The practical hierarchy is clear: enable the VPN first, then open a private browsing window if shared device access is a concern. The VPN handles network exposure; private mode handles local device exposure. Neither replaces the other.
Free VPNs and the Trade-Offs Worth Understanding
Free VPN services present a specific set of trade-offs that are worth understanding before relying on them for sensitive browsing. A small number of free providers - Proton VPN and Hide.me among the more reputable examples - operate with genuine no-logs policies and offer unlimited data. These are viable for basic privacy protection.
However, most free providers sustain their services through data monetization, meaning the very activity a user is trying to keep private may be logged and sold to advertising partners.

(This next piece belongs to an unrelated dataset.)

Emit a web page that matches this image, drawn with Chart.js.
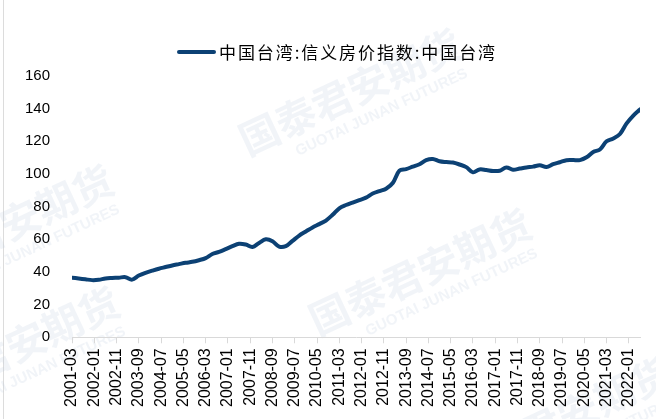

Even the credible free options typically lack integrated malware and tracker blocking, which is a material gap when visiting adult sites. Data caps are common, and simultaneous device connections are usually restricted to one.
Paid services like NordVPN, ExpressVPN, and Private Internet Access operate on RAM-only server infrastructure in many cases, meaning no data is written to disk and nothing survives a server restart. They publish independent audit results of their no-logs claims - a practice that matters more than the claim itself. At pricing that often falls below four dollars per month on longer plans, the cost-to-protection ratio is straightforward.
Additional Practices That Reduce Exposure
A VPN is the foundation, not the entirety, of a sound privacy posture when browsing adult content. Several additional habits reduce residual risk:
- Avoid creating accounts on adult platforms. Privacy policies on major sites disclose collection of billing data, stated preferences, device identifiers, and behavioral history. An account ties all of that to an identity. Guest browsing through an encrypted connection is meaningfully more private.
- Use a VPN browser extension in addition to the desktop client. Extensions like NordVPN's browser add-on operate at the request level, blocking tracking scripts and cookies before they are stored. This supplements the tunnel-level protection the desktop app provides.
- Avoid proxies as a substitute. Proxies route traffic through an intermediary server but apply no encryption. Many free proxy services log connections, and some inject their own tracking code. They do not replicate the security properties of a VPN.
- Keep a browser and operating system updated. Many malware delivery mechanisms exploit unpatched vulnerabilities. Threat Protection features can block known malicious domains, but they are not a substitute for a patched system.
Digital privacy is not a binary condition - it exists on a spectrum determined by the combination of tools and habits deployed together. For anyone concerned about what their ISP, their network administrator, or the sites themselves can observe during adult content browsing, a reliable VPN with integrated threat protection is the single most effective starting point available.